IT'S been dubbed the Terminator and the "neutron bomb of agriculture". A US bio-tech company has patented a technology that denies a seed to be replanted after the first crop. A 'death' gene smuggled into the original seed sterilises it, leaving the farmer no option but to buy new seeds. Widely assailed as monopolistic, hazardous, and anti-poor farmer, the Indian government has banned these 'live-only-once' seeds.
The patent applies to plants and seeds of all species, including transgenic (genetically engineered) and conventionally-bred seeds. The seed-sterilising technology, argue critics, threatens to take away the age-old right of farmers to save seed from their harvest and imperils the food security of 1.4 billion farmers who depend on farm-saved seed. Says R.B. Singh, director, Indian Agricultural Institute: "They're fools if they think we'll allow this technology to enter our fields."
Delta and Pine Land Co along with the US department of agriculture, the developers of the technology, have gone on record to say it will be targeted primarily in the South as a means of preventing farmers from saving proprietary seeds marketed by US seed corporations. They've applied for patents in at least 78 countries.
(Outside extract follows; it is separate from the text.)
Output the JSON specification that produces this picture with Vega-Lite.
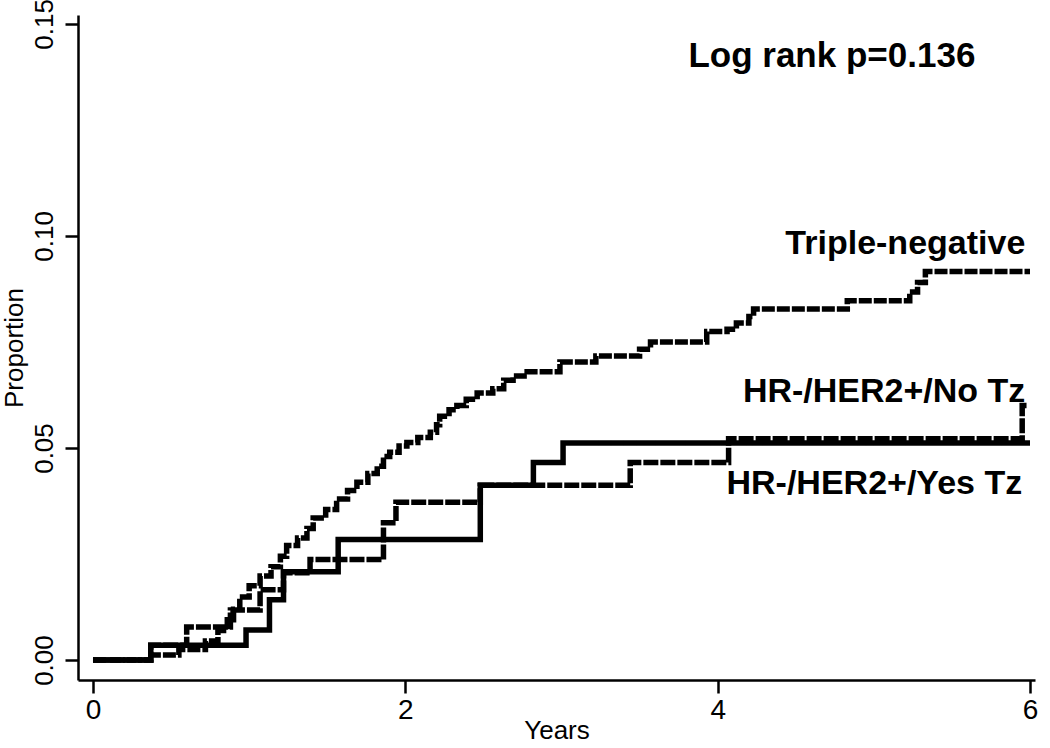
{
  "$schema": "https://vega.github.io/schema/vega-lite/v6.json",
  "width": 957,
  "height": 665,
  "autosize": {"type": "none"},
  "padding": {"left": 78, "top": 15, "right": 15, "bottom": 68},
  "background": "white",
  "config": {
    "view": {"stroke": null},
    "font": "Liberation Sans",
    "axis": {"grid": false, "domainColor": "black", "domainWidth": 2.5, "tickColor": "black", "tickWidth": 2.5, "tickSize": 13, "labelColor": "black", "titleColor": "black", "labelFont": "Liberation Sans", "titleFont": "Liberation Sans", "titleFontWeight": "normal", "labelFontSize": 26, "titleFontSize": 26}
  },
  "datasets": {
    "curves": [
      {"series": "Triple-negative", "t": 0, "p": 0},
      {"series": "Triple-negative", "t": 0.37, "p": 0.0012},
      {"series": "Triple-negative", "t": 0.55, "p": 0.0025},
      {"series": "Triple-negative", "t": 0.72, "p": 0.0045},
      {"series": "Triple-negative", "t": 0.80, "p": 0.007},
      {"series": "Triple-negative", "t": 0.86, "p": 0.0095},
      {"series": "Triple-negative", "t": 0.90, "p": 0.012},
      {"series": "Triple-negative", "t": 0.94, "p": 0.0149},
      {"series": "Triple-negative", "t": 1.00, "p": 0.0175},
      {"series": "Triple-negative", "t": 1.07, "p": 0.0198},
      {"series": "Triple-negative", "t": 1.14, "p": 0.022},
      {"series": "Triple-negative", "t": 1.20, "p": 0.0245},
      {"series": "Triple-negative", "t": 1.24, "p": 0.027},
      {"series": "Triple-negative", "t": 1.31, "p": 0.0288},
      {"series": "Triple-negative", "t": 1.37, "p": 0.031},
      {"series": "Triple-negative", "t": 1.41, "p": 0.0335},
      {"series": "Triple-negative", "t": 1.49, "p": 0.0355},
      {"series": "Triple-negative", "t": 1.56, "p": 0.038},
      {"series": "Triple-negative", "t": 1.63, "p": 0.040},
      {"series": "Triple-negative", "t": 1.69, "p": 0.0419},
      {"series": "Triple-negative", "t": 1.76, "p": 0.044},
      {"series": "Triple-negative", "t": 1.82, "p": 0.0457},
      {"series": "Triple-negative", "t": 1.86, "p": 0.048},
      {"series": "Triple-negative", "t": 1.90, "p": 0.049},
      {"series": "Triple-negative", "t": 1.96, "p": 0.0505},
      {"series": "Triple-negative", "t": 2.01, "p": 0.0513},
      {"series": "Triple-negative", "t": 2.08, "p": 0.0525},
      {"series": "Triple-negative", "t": 2.16, "p": 0.0537},
      {"series": "Triple-negative", "t": 2.20, "p": 0.0555},
      {"series": "Triple-negative", "t": 2.22, "p": 0.0575},
      {"series": "Triple-negative", "t": 2.28, "p": 0.059},
      {"series": "Triple-negative", "t": 2.33, "p": 0.060},
      {"series": "Triple-negative", "t": 2.39, "p": 0.0615},
      {"series": "Triple-negative", "t": 2.46, "p": 0.063},
      {"series": "Triple-negative", "t": 2.56, "p": 0.064},
      {"series": "Triple-negative", "t": 2.63, "p": 0.066},
      {"series": "Triple-negative", "t": 2.69, "p": 0.067},
      {"series": "Triple-negative", "t": 2.78, "p": 0.068},
      {"series": "Triple-negative", "t": 2.99, "p": 0.0703},
      {"series": "Triple-negative", "t": 3.22, "p": 0.0717},
      {"series": "Triple-negative", "t": 3.50, "p": 0.0733},
      {"series": "Triple-negative", "t": 3.57, "p": 0.075},
      {"series": "Triple-negative", "t": 3.93, "p": 0.0775},
      {"series": "Triple-negative", "t": 4.06, "p": 0.078},
      {"series": "Triple-negative", "t": 4.12, "p": 0.0795},
      {"series": "Triple-negative", "t": 4.20, "p": 0.081},
      {"series": "Triple-negative", "t": 4.23, "p": 0.0828},
      {"series": "Triple-negative", "t": 4.83, "p": 0.0847},
      {"series": "Triple-negative", "t": 5.23, "p": 0.0868},
      {"series": "Triple-negative", "t": 5.28, "p": 0.089},
      {"series": "Triple-negative", "t": 5.33, "p": 0.0916},
      {"series": "Triple-negative", "t": 6.0, "p": 0.0916},
      {"series": "HR-/HER2+/No Tz", "t": 0, "p": 0},
      {"series": "HR-/HER2+/No Tz", "t": 0.37, "p": 0.0035},
      {"series": "HR-/HER2+/No Tz", "t": 0.60, "p": 0.0078},
      {"series": "HR-/HER2+/No Tz", "t": 0.88, "p": 0.0118},
      {"series": "HR-/HER2+/No Tz", "t": 1.07, "p": 0.0166},
      {"series": "HR-/HER2+/No Tz", "t": 1.22, "p": 0.0206},
      {"series": "HR-/HER2+/No Tz", "t": 1.39, "p": 0.0237},
      {"series": "HR-/HER2+/No Tz", "t": 1.86, "p": 0.0324},
      {"series": "HR-/HER2+/No Tz", "t": 1.94, "p": 0.0372},
      {"series": "HR-/HER2+/No Tz", "t": 2.48, "p": 0.0412},
      {"series": "HR-/HER2+/No Tz", "t": 3.44, "p": 0.0466},
      {"series": "HR-/HER2+/No Tz", "t": 4.07, "p": 0.0522},
      {"series": "HR-/HER2+/No Tz", "t": 5.95, "p": 0.0600},
      {"series": "HR-/HER2+/No Tz", "t": 5.99, "p": 0.0600},
      {"series": "HR-/HER2+/Yes Tz", "t": 0, "p": 0},
      {"series": "HR-/HER2+/Yes Tz", "t": 0.37, "p": 0.0035},
      {"series": "HR-/HER2+/Yes Tz", "t": 0.98, "p": 0.0071},
      {"series": "HR-/HER2+/Yes Tz", "t": 1.13, "p": 0.0142},
      {"series": "HR-/HER2+/Yes Tz", "t": 1.22, "p": 0.0208},
      {"series": "HR-/HER2+/Yes Tz", "t": 1.57, "p": 0.0284},
      {"series": "HR-/HER2+/Yes Tz", "t": 2.48, "p": 0.0412},
      {"series": "HR-/HER2+/Yes Tz", "t": 2.82, "p": 0.0466},
      {"series": "HR-/HER2+/Yes Tz", "t": 3.01, "p": 0.0512},
      {"series": "HR-/HER2+/Yes Tz", "t": 6.0, "p": 0.0512}
    ],
    "labels": [
      {"label": "Triple-negative", "t": 5.97, "p": 0.0982},
      {"label": "HR-/HER2+/No Tz", "t": 5.97, "p": 0.0632},
      {"label": "HR-/HER2+/Yes Tz", "t": 5.95, "p": 0.0414}
    ],
    "stat": [
      {"label": "Log rank p=0.136", "t": 5.65, "p": 0.1425}
    ]
  },
  "layer": [
    {
      "data": {"name": "curves"},
      "mark": {"type": "line", "interpolate": "step-after", "strokeWidth": 5.5, "color": "black", "strokeCap": "butt", "strokeJoin": "miter"},
      "encoding": {
        "x": {"field": "t", "type": "quantitative", "scale": {"domain": [-0.096, 6.032], "nice": false, "zero": false}, "axis": {"values": [0, 2, 4, 6], "format": "d", "title": "Years", "labelFontSize": 28, "labelPadding": 3, "titlePadding": -7}},
        "y": {"field": "p", "type": "quantitative", "scale": {"domain": [-0.0047, 0.1521], "nice": false, "zero": false}, "axis": {"values": [0, 0.05, 0.1, 0.15], "format": ".2f", "title": "Proportion", "labelAngle": -90, "labelAlign": "center", "labelBaseline": "bottom", "labelPadding": 8, "titlePadding": 4}},
        "detail": {"field": "series"},
        "strokeDash": {"field": "series", "type": "nominal", "scale": {"domain": ["Triple-negative", "HR-/HER2+/No Tz", "HR-/HER2+/Yes Tz"], "range": [[13, 2], [15, 2], [1, 0]]}, "legend": null}
      }
    },
    {
      "data": {"name": "labels"},
      "mark": {"type": "text", "align": "right", "baseline": "middle", "fontSize": 34, "fontWeight": "bold", "font": "Liberation Sans", "color": "black"},
      "encoding": {
        "x": {"field": "t", "type": "quantitative"},
        "y": {"field": "p", "type": "quantitative"},
        "text": {"field": "label"}
      }
    },
    {
      "data": {"name": "stat"},
      "mark": {"type": "text", "align": "right", "baseline": "middle", "fontSize": 35, "fontWeight": "bold", "font": "Liberation Sans", "color": "black"},
      "encoding": {
        "x": {"field": "t", "type": "quantitative"},
        "y": {"field": "p", "type": "quantitative"},
        "text": {"field": "label"}
      }
    }
  ]
}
Incidentally, Delta and Pine Land Co was recently bought over by US-based Monsanto, the world's second largest agrobusiness company which is now expanding its base in India. It says the technology is just a concept and would take years before it can be commercialised.
Canada-based Rural Advancement Foundation International (RAFI), which has launched an international campaign against this attempt, says it's an unabashed attempt to control the world food market. With the Terminator, says Vandana Shiva, director of the Research Foundation for Science, Technology and Natural Resources, "breeders will soon produce patented versions of previously 'open-pollinated' crops such as wheat, rice, sorghum, mustard—varieties our farmers have been breeding, saving and replanting for thousands of years." If staple crops such as rice and wheat can be locked up with the Terminator, investors will pump money into commercially-bred seed farmers will have to buy year after year.
Proponents of the Terminator argue that affluent farmers will have the option to buy these seeds while the small and poor farmer will still be free to buy standard varieties. Shiva argues "there'll be enormous pressure on public breeders to adopt this technology to feed cash-starved research departments with corporate dollars. Since the Terminator has a multi-billion dollar agrobusiness on its side, it's quite plausible that alternatives will be bribed or forced out of the picture."
In recent times, says Geetanjali Bedi, who's studying farming trends in Punjab, "the seed industry has attempted to prevent farmers from saving or reselling proprietary seeds by using intellectual property laws (patents and plant breeders rights) to restrict the farmer's right to reuse or sell proprietary seed (for reproductive purposes). It's only in the last decade that seed companies have begun to use industrial patents to protect proprietary genes and traits." Under industrial patent law there's no exemption for farmers; it's illegal for farmers to save or reuse patented seed. Monsanto, for example, requires that its customers sign a licensing agreement that strictly forbids the farmer from saving the company's patented, transgenic seed. RAFI argues that if Delta and Pineland's new technology provides a genetic mechanism to prevent farmers from germinating a second generation of seed, then seed companies will gain biological control over seeds that they've heretofore lacked in non-hybrid crops.
The Terminator could also pose an ecological hazard. Some crop geneticists believe it's likely that pollen from crops carrying the Terminator trait will infect fields of farmers who either reject or can't afford the technology. Their crops won't be affected that season but some of their seed could turn sterile the season after.
Advocates of Terminator claim these fears are more speculative than real. In fact, they believe their technology will boost plant-breeding investment in the South because seed companies will have an incentive to invest in crops that have long been ignored by the commercial seed industry. RAFI rejects that claim and argues: "Private companies aren't interested in developing plant varieties for poor farmers because they know the farmers can't pay. Even national public breeding programmes tend to focus on hi-yielding, irrigated lands leaving resource-poor farmers to fend for themselves."